Work required:
Take each line containing "this" and report it exactly as written.

Saved data entries:
▬▬▬▬▬▬

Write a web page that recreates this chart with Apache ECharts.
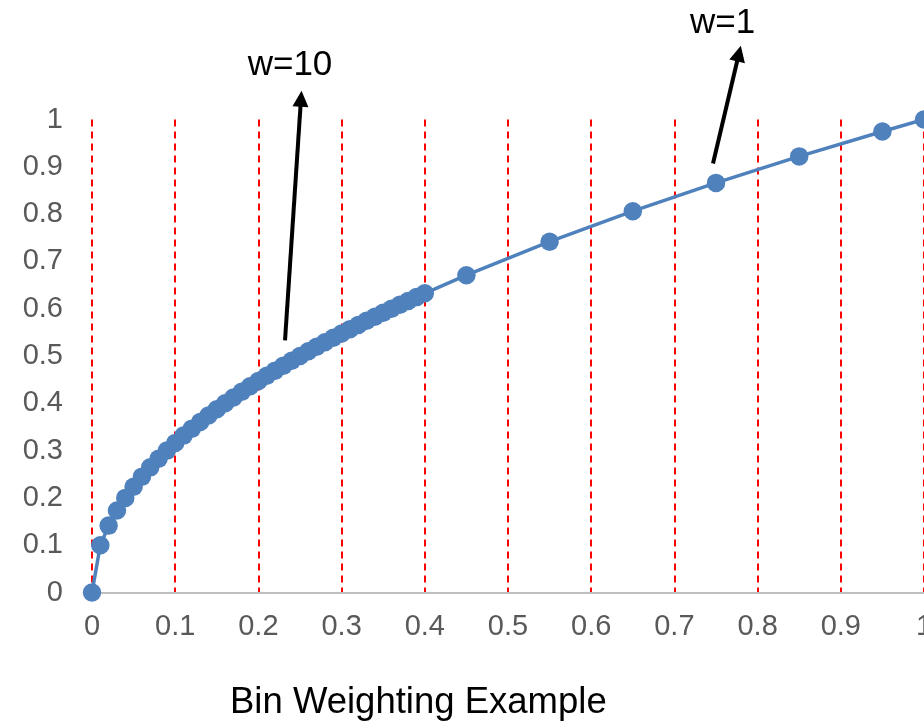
<!DOCTYPE html>
<html><head><meta charset="utf-8">
<script src="https://cdn.jsdelivr.net/npm/echarts@6/dist/echarts.min.js"></script>
<style>html,body{margin:0;padding:0;background:#fff;overflow:hidden;width:924px;height:721px}#c{width:924px;height:721px}</style>
</head><body><div id="c"></div>
<script>
const xValues = [0,0.01,0.02,0.03,0.04,0.05,0.06,0.07,0.08,0.09,0.10,0.11,0.12,0.13,0.14,0.15,0.16,0.17,0.18,0.19,0.20,0.21,0.22,0.23,0.24,0.25,0.26,0.27,0.28,0.29,0.30,0.31,0.32,0.33,0.34,0.35,0.36,0.37,0.38,0.39,0.40,0.45,0.55,0.65,0.75,0.85,0.95,1.0];
const yValues = [0,0.1,0.1414,0.1732,0.2,0.2236,0.2449,0.2646,0.2828,0.3,0.3162,0.3317,0.3464,0.3606,0.3742,0.3873,0.4,0.4123,0.4243,0.4359,0.4472,0.4583,0.469,0.4796,0.4899,0.5,0.5099,0.5196,0.5292,0.5385,0.5477,0.5568,0.5657,0.5745,0.5831,0.5916,0.6,0.6083,0.6164,0.6245,0.6325,0.6708,0.7416,0.8062,0.866,0.922,0.9747,1];
const xTickLabels = ['0','0.1','0.2','0.3','0.4','0.5','0.6','0.7','0.8','0.9','1'];
const yTickLabels = ['0','0.1','0.2','0.3','0.4','0.5','0.6','0.7','0.8','0.9','1'];
const titleText = 'Bin Weighting Example';
const annotationLabels = ['w=10', 'w=1'];
const arrowTails = [[0.232, 0.533], [0.7464, 0.907]];
const arrowHeads = [[0.2512, 1.044], [0.7776, 1.1395]];
const labelPoints = [[0.238, 1.114], [0.758, 1.203]];

const FONT = "'Liberation Sans', Arial, sans-serif";
const chart = echarts.init(document.getElementById('c'), null, {renderer: 'canvas', width: 924, height: 721});
const idx = v => Math.round(v * 10);
chart.setOption({
  animation: false,
  backgroundColor: '#ffffff',
  textStyle: {fontFamily: FONT},
  title: {
    text: titleText, left: 225, top: 679,
    textStyle: {fontSize: 36.5, fontWeight: 'normal', color: '#000000', fontFamily: FONT}
  },
  grid: {left: 92, right: 0, top: 119.5, bottom: 128.5, containLabel: false, outerBoundsMode: 'none'},
  xAxis: {
    type: 'value', min: 0, max: 1, interval: 0.1,
    axisLine: {show: true, lineStyle: {color: '#BFBFBF', width: 2}},
    axisTick: {show: false},
    axisLabel: {fontSize: 29, color: '#595959', margin: 20, fontFamily: FONT,
      formatter: v => xTickLabels[idx(v)]},
    splitLine: {show: true, lineStyle: {color: '#FF0000', width: 2, type: [7, 5]}}
  },
  yAxis: {
    type: 'value', min: 0, max: 1, interval: 0.1,
    axisLine: {show: false}, axisTick: {show: false},
    splitLine: {show: false},
    axisLabel: {fontSize: 29, color: '#595959', margin: 29, fontFamily: FONT,
      formatter: v => yTickLabels[idx(v)]}
  },
  series: [{
    type: 'line',
    data: xValues.map((x, i) => [x, yValues[i]]),
    symbol: 'circle', symbolSize: 18.5,
    lineStyle: {color: '#4F81BD', width: 3.5},
    itemStyle: {color: '#4F81BD'},
    clip: false,
    z: 3
  }]
});

const px = p => chart.convertToPixel({gridIndex: 0}, p);
const lines = arrowTails.map((t, i) => {
  const a = px(t), b = px(arrowHeads[i]);
  return [{x: a[0], y: a[1]}, {x: b[0], y: b[1]}];
});
const texts = labelPoints.map((p, i) => {
  const c = px(p);
  return {type: 'text', x: c[0], y: c[1], z: 10,
    style: {text: annotationLabels[i], fill: '#000000', font: '35px ' + FONT,
      textAlign: 'center', textVerticalAlign: 'middle'}};
});
chart.setOption({
  series: [{
    markLine: {
      silent: true, animation: false,
      symbol: ['none', 'triangle'], symbolSize: 16,
      lineStyle: {color: '#000000', width: 4, type: 'solid'},
      label: {show: false},
      data: lines
    }
  }],
  graphic: texts
});
</script>
</body></html>
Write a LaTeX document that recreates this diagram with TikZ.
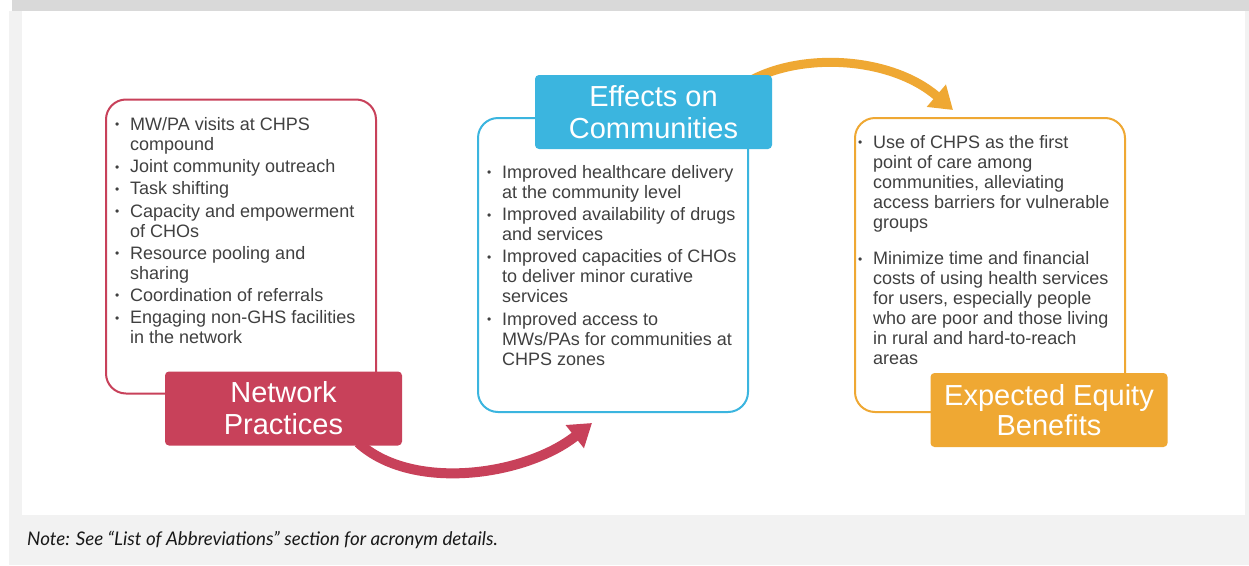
\documentclass[tikz,border=0pt]{standalone}
\usepackage{fontspec}
\setmainfont{Liberation Sans}
\newfontfamily\notefont{Lato}
\usetikzlibrary{arrows.meta,backgrounds}

\definecolor{npred}{HTML}{C8415A}
\definecolor{ecblue}{HTML}{3BB5DF}
\definecolor{eegold}{HTML}{EFA833}
\definecolor{bodygray}{HTML}{404040}
\definecolor{pagegray}{HTML}{F2F2F2}
\definecolor{bargray}{HTML}{D9D9D9}

\newcommand{\bodyfont}{\fontsize{18}{20}\selectfont\hyphenpenalty=10000\exhyphenpenalty=10000\setlength{\parskip}{2.2pt}}
\newcommand{\headfont}{\fontsize{29}{32}\selectfont}
\newcommand{\bitem}[1]{\par\noindent\hangindent=15pt\hangafter=1\makebox[15pt][l]{\raisebox{1.5pt}{\fontsize{12}{12}\selectfont\textbullet}}#1}

\begin{document}
\begin{tikzpicture}[x=1pt,y=-1pt,
  boxframe/.style={draw=#1,line width=2pt,rounded corners=20pt,minimum width=270pt,minimum height=294pt,inner sep=0pt},
  headbox/.style={fill=#1,text=white,rounded corners=4pt,minimum width=237pt,minimum height=74pt,align=center,font=\headfont,inner sep=0pt},
  listtext/.style={text=bodygray,align=flush left,text width=265pt,inner sep=0pt,anchor=north west,font=\bodyfont},
  flowarrow/.style={draw=#1,line width=10pt,-{Triangle[length=22pt,width=28pt]}}]
\useasboundingbox (0,0) rectangle (1249,565);

% Page
\begin{scope}[on background layer]
\fill[white] (0,0) rectangle (1249,565);
\fill[pagegray] (9,11) rectangle (1249,565);
\fill[white] (22,11) rectangle (1245,515);
\fill[bargray] (12,0) rectangle (1249,11);
\end{scope}

% Frames
\node[boxframe=npred] (npBox) at (241,246.5) {};
\node[boxframe=ecblue] (ecBox) at (613,265) {};
\node[boxframe=eegold] (eeBox) at (990,265) {};

% Headings
\node[headbox=npred] (npHead) at (283.5,408.5) {Network\\Practices};
\node[headbox=ecblue] (ecHead) at (653.5,112) {Effects on\\Communities};
\node[headbox=eegold] (eeHead) at (1049,410) {Expected Equity\\[-2pt]Benefits};

% Arrows, kept behind the headings
\coordinate (ecIn) at (592,423);
\coordinate (eeIn) at (953,110);
\begin{scope}[on background layer]
\draw[flowarrow=npred] ([xshift=-44pt,yshift=3pt]npHead.south east) .. controls (412,492) and (525,476) .. (ecIn);
\draw[flowarrow=eegold,line width=9pt] ([xshift=-24pt,yshift=-7pt]ecHead.north east) .. controls (800,52) and (890,56) .. (eeIn);
\end{scope}

% Lists
\node[listtext] (npList) at (115,108) {%
  \bitem{MW/PA visits at CHPS\newline compound}
  \bitem{Joint community outreach}
  \bitem{Task shifting}
  \bitem{Capacity and empowerment\newline of CHOs}
  \bitem{Resource pooling and\newline sharing}
  \bitem{Coordination of referrals}
  \bitem{Engaging non-GHS facilities\newline in the network}\endgraf};
\node[listtext] (ecList) at (487,156) {%
  \bitem{Improved healthcare delivery\newline at the community level}
  \bitem{Improved availability of drugs\newline and services}
  \bitem{Improved capacities of CHOs\newline to deliver minor curative\newline services}
  \bitem{Improved access to\newline MWs/PAs for communities at\newline CHPS zones}\endgraf};
\node[listtext] (eeList) at (858,126) {%
  \bitem{Use of CHPS as the first\newline point of care among\newline communities, alleviating\newline access barriers for vulnerable\newline groups}
  \par\vspace{14pt}
  \bitem{Minimize time and financial\newline costs of using health services\newline for users, especially people\newline who are poor and those living\newline in rural and hard-to-reach\newline areas}\endgraf};

% Note
\node[anchor=base west,font=\notefont\itshape\fontsize{18.8}{22}\selectfont,text=black!90,inner sep=0pt] (note) at (27,545) {Note: See “List of Abbreviations” section for acronym details.};
\end{tikzpicture}
\end{document}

▬▬▬▬▬▬

Finished task:
Write a web page that recreates this chart with Apache ECharts.
Write a LaTeX document that recreates this diagram with TikZ.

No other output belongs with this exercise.